In follow-up research, Thompson and colleagues show that there are additional factors that contribute to consumers’ initial interest in high feature products. Consistent with the idea of conspicuous consumption, consumers prefer feature-rich products because they perceive a significant social utility to the product. Complexity of the product may in fact confer benefits when factoring in the social context of consumption. Using feature-rich products helps consumers cultivate positive impressions by others. Just as owning a luxury car can confer wealth, using a complex product can confer competence and expertise.
In a series of studies the authors examined conditions under which consumers are willing to trade off the cost of decreased product usability for the expected social utility imparted by feature-rich options. The researchers first tested if consumers perceive those who purchase feature-rich vs. feature-poor products differently. They found that consumers who choose feature-rich products were seen by others as more technologically savvy and more open to new experiences.
They also found that consumers primed to think about the impressions others would have of them were more likely to choose feature-rich products than consumers primed to think objectively. Additionally, he preference for feature-rich products emerged when consumers were told that others would evaluate their decision. Finally, consumers’ beliefs about the social benefits of feature-rich products were predictive of their own choices of such products.
One circumstance reversed the initial preference for feature-rich products. When consumers anticipated having to actually use a complicated product in front of others, they favored feature-poor products rather than feature-rich ones. In such public use situations, consumers place greater value on product usability, which enhances the attractiveness of feature-poor products. This shift underscores an important distinction between conspicuous consumption of feature-rich products and traditional conceptions of conspicuous consumption. Because consumers perceive a usability cost is associated with additional features, they prefer
feature-rich products for public display but may choose feature-poor products for public performance.
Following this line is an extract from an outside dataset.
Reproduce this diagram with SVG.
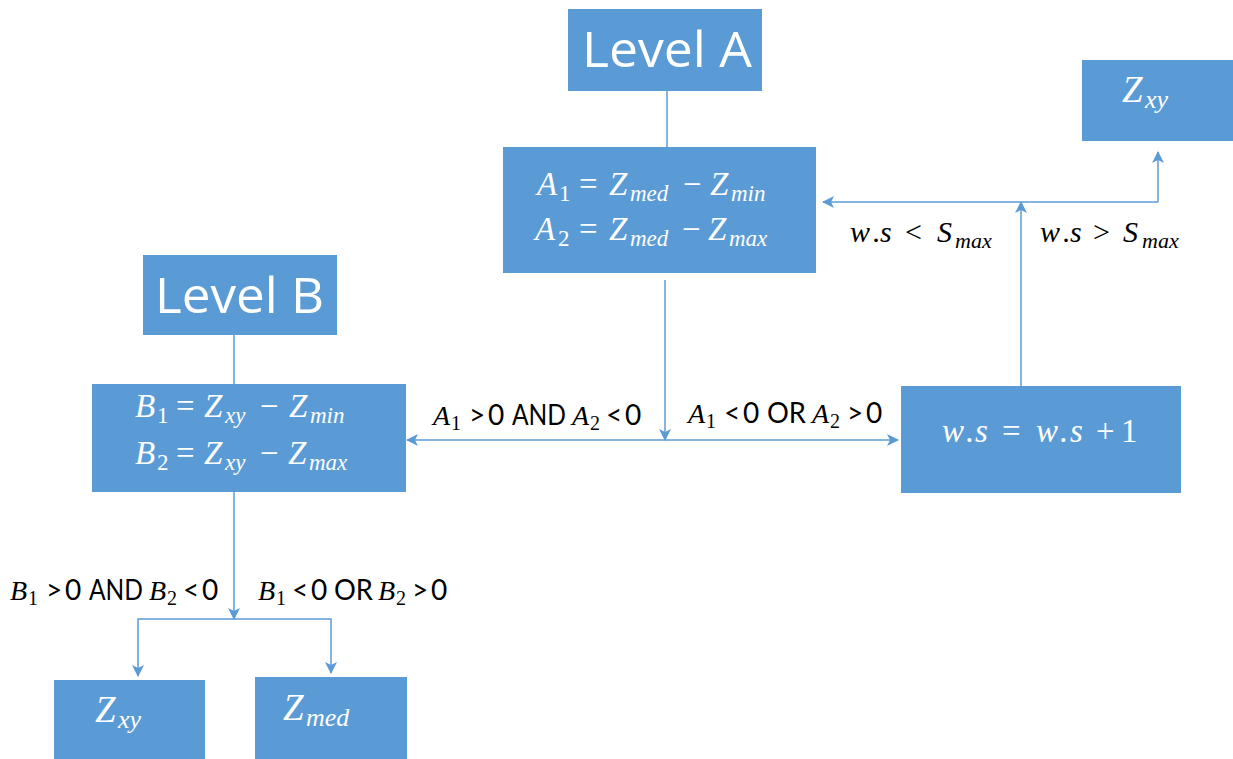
<svg xmlns="http://www.w3.org/2000/svg" width="1233" height="759" viewBox="0 0 1233 759">
  <style>
    .box { fill: #5B9BD5; }
    .title { font-family: "Open Sans", "Noto Sans", sans-serif; font-size: 49px; fill: #ffffff; }
    .math { font-family: "Liberation Serif", "DejaVu Serif", serif; font-style: italic; fill: #ffffff; font-size: 33px; }
    .big { font-size: 37px; }
    .up { font-style: normal; }
    .sub { font-size: 23px; }
    .bsub { font-size: 26px; }
    .lbl { font-family: "Lato", "Liberation Sans", sans-serif; font-size: 28px; fill: #000000; }
    .lm { font-family: "Liberation Serif", "DejaVu Serif", serif; font-style: italic; font-size: 28px; }
    .ls { font-family: "Liberation Serif", serif; font-style: normal; font-size: 20px; }
    .cond { font-family: "Liberation Serif", "DejaVu Serif", serif; font-style: italic; font-size: 30px; fill: #000000; }
    .csub { font-size: 22px; }
    .wire { fill: none; stroke: #5B9BD5; stroke-width: 1.5; }
  </style>
  <defs>
    <marker id="arrow" viewBox="0 0 12 12" refX="11" refY="6" markerWidth="12" markerHeight="12" markerUnits="userSpaceOnUse" orient="auto-start-reverse">
      <path d="M0,0 L12,6 L0,12 L3,6 Z" fill="#5B9BD5"/>
    </marker>
  </defs>

  <rect width="1233" height="759" fill="#ffffff"/>

  <!-- connectors -->
  <g id="connectors" class="wire">
    <line x1="667" y1="91" x2="667" y2="147"/>
    <line x1="234" y1="335" x2="234" y2="384"/>
    <line x1="665" y1="280" x2="665" y2="440" marker-end="url(#arrow)"/>
    <line x1="407" y1="440" x2="898" y2="440" marker-start="url(#arrow)" marker-end="url(#arrow)"/>
    <line x1="1021" y1="386" x2="1021" y2="202" marker-end="url(#arrow)"/>
    <polyline points="1158,202 823,202" marker-end="url(#arrow)"/>
    <polyline points="1158,202 1158,152" marker-end="url(#arrow)"/>
    <line x1="234" y1="492" x2="234" y2="619" marker-end="url(#arrow)"/>
    <polyline points="138,676 138,619 331,619 331,673" marker-start="url(#arrow)" marker-end="url(#arrow)"/>
  </g>

  <!-- Level A -->
  <g id="level-a">
    <rect class="box" x="568" y="9" width="194" height="82"/>
    <text class="title" x="582" y="67" textLength="170" lengthAdjust="spacingAndGlyphs">Level A</text>
  </g>

  <!-- A computation -->
  <g id="a-calc">
    <rect class="box" x="503" y="147" width="313" height="126"/>
    <text class="math"><tspan x="537" y="195">A</tspan><tspan class="sub up" x="559" y="201">1</tspan><tspan class="up" x="579" y="195">=</tspan><tspan x="609" y="195">Z</tspan><tspan class="sub" x="630" y="201">med</tspan><tspan class="up" x="683" y="195">−</tspan><tspan x="710" y="195">Z</tspan><tspan class="sub" x="731" y="201">min</tspan></text>
    <text class="math"><tspan x="535" y="240">A</tspan><tspan class="sub up" x="558" y="246">2</tspan><tspan class="up" x="579" y="240">=</tspan><tspan x="609" y="240">Z</tspan><tspan class="sub" x="630" y="246">med</tspan><tspan class="up" x="682" y="240">−</tspan><tspan x="708" y="240">Z</tspan><tspan class="sub" x="729" y="246">max</tspan></text>
  </g>

  <!-- Level B -->
  <g id="level-b">
    <rect class="box" x="143" y="255" width="194" height="80"/>
    <text class="title" x="155" y="313" textLength="169" lengthAdjust="spacingAndGlyphs">Level B</text>
  </g>

  <!-- B computation -->
  <g id="b-calc">
    <rect class="box" x="92" y="384" width="314" height="108"/>
    <text class="math"><tspan x="135" y="417">B</tspan><tspan class="sub up" x="157" y="423">1</tspan><tspan class="up" x="176" y="417">=</tspan><tspan x="204" y="417">Z</tspan><tspan class="sub" x="225" y="423">xy</tspan><tspan class="up" x="260" y="417">−</tspan><tspan x="289" y="417">Z</tspan><tspan class="sub" x="310" y="423">min</tspan></text>
    <text class="math"><tspan x="135" y="464">B</tspan><tspan class="sub up" x="157" y="470">2</tspan><tspan class="up" x="176" y="464">=</tspan><tspan x="204" y="464">Z</tspan><tspan class="sub" x="225" y="470">xy</tspan><tspan class="up" x="260" y="464">−</tspan><tspan x="288" y="464">Z</tspan><tspan class="sub" x="309" y="470">max</tspan></text>
  </g>

  <!-- counter update -->
  <g id="ws-update">
    <rect class="box" x="901" y="386" width="280" height="107"/>
    <text class="math" font-size="32"><tspan x="942" y="442">w</tspan><tspan x="966" y="442">.</tspan><tspan x="975" y="442">s</tspan><tspan class="up" x="1002" y="442">=</tspan><tspan x="1036" y="442">w</tspan><tspan x="1060" y="442">.</tspan><tspan x="1070" y="442">s</tspan><tspan class="up" x="1096" y="442">+</tspan><tspan class="up" x="1121" y="442">1</tspan></text>
  </g>

  <!-- result top right -->
  <g id="zxy-top">
    <rect class="box" x="1082" y="60" width="151" height="81"/>
    <text class="math big"><tspan x="1122" y="102">Z</tspan><tspan class="bsub" x="1145" y="108">xy</tspan></text>
  </g>

  <!-- results bottom -->
  <g id="zxy-bottom">
    <rect class="box" x="54" y="680" width="151" height="79"/>
    <text class="math big"><tspan x="95" y="722">Z</tspan><tspan class="bsub" x="118" y="728">xy</tspan></text>
  </g>
  <g id="zmed-bottom">
    <rect class="box" x="255" y="677" width="152" height="82"/>
    <text class="math big"><tspan x="283" y="720">Z</tspan><tspan class="bsub" x="306" y="726">med</tspan></text>
  </g>

  <!-- branch labels -->
  <g id="labels">
    <text class="lbl"><tspan class="lm" x="433" y="425">A</tspan><tspan class="ls" x="451" y="430">1</tspan><tspan x="469" y="425">&gt;</tspan><tspan x="488" y="425">0</tspan><tspan x="512" y="425" textLength="54" lengthAdjust="spacingAndGlyphs">AND</tspan><tspan class="lm" x="572" y="425">A</tspan><tspan class="ls" x="590" y="430">2</tspan><tspan x="606" y="425">&lt;</tspan><tspan x="625" y="425">0</tspan></text>
    <text class="lbl"><tspan class="lm" x="688" y="423">A</tspan><tspan class="ls" x="706" y="428">1</tspan><tspan x="724" y="423">&lt;</tspan><tspan x="743" y="423">0</tspan><tspan x="767" y="423" textLength="39" lengthAdjust="spacingAndGlyphs">OR</tspan><tspan class="lm" x="812" y="423">A</tspan><tspan class="ls" x="830" y="428">2</tspan><tspan x="847" y="423">&gt;</tspan><tspan x="866" y="423">0</tspan></text>
    <text class="lbl"><tspan class="lm" x="10" y="600">B</tspan><tspan class="ls" x="28" y="605">1</tspan><tspan x="46" y="600">&gt;</tspan><tspan x="65" y="600">0</tspan><tspan x="89" y="600" textLength="54" lengthAdjust="spacingAndGlyphs">AND</tspan><tspan class="lm" x="149" y="600">B</tspan><tspan class="ls" x="167" y="605">2</tspan><tspan x="183" y="600">&lt;</tspan><tspan x="202" y="600">0</tspan></text>
    <text class="lbl"><tspan class="lm" x="258" y="600">B</tspan><tspan class="ls" x="276" y="605">1</tspan><tspan x="292" y="600">&lt;</tspan><tspan x="311" y="600">0</tspan><tspan x="334" y="600" textLength="39" lengthAdjust="spacingAndGlyphs">OR</tspan><tspan class="lm" x="378" y="600">B</tspan><tspan class="ls" x="396" y="605">2</tspan><tspan x="412" y="600">&gt;</tspan><tspan x="431" y="600">0</tspan></text>
    <text class="cond"><tspan x="850" y="242">w</tspan><tspan x="873" y="242">.</tspan><tspan x="880" y="242">s</tspan><tspan class="up" x="905" y="242">&lt;</tspan><tspan x="937" y="242">S</tspan><tspan class="csub" x="955" y="248">max</tspan></text>
    <text class="cond"><tspan x="1040" y="242">w</tspan><tspan x="1063" y="242">.</tspan><tspan x="1070" y="242">s</tspan><tspan class="up" x="1093" y="242">&gt;</tspan><tspan x="1123" y="242">S</tspan><tspan class="csub" x="1142" y="248">max</tspan></text>
  </g>
</svg>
IMPLICATIONS & CONCLUSIONS
The findings suggest that highlighting public consumption can increase or decrease the attractiveness of feature-rich options. Public display situations in which consumers’ preferences are made visible to others are expected to increase the preference for feature-rich products. In this context, marketers might emphasize the presence of additional features in the product through distinctive design, packaging, and advertising. In contrast, directing consumers’ attention to how their performance interacting with the product may be judged by others (e.g. navigating the TV menu options in the presence of others) can significantly increase the attractiveness of feature-poor options by focusing on the importance of product usability. Moreover, marketers of feature-poor products should facilitate in-store trials and virtual simulations of product use. Direct product experiences enhance the importance of product usability (vs. capability), increasing the attractiveness of simpler products.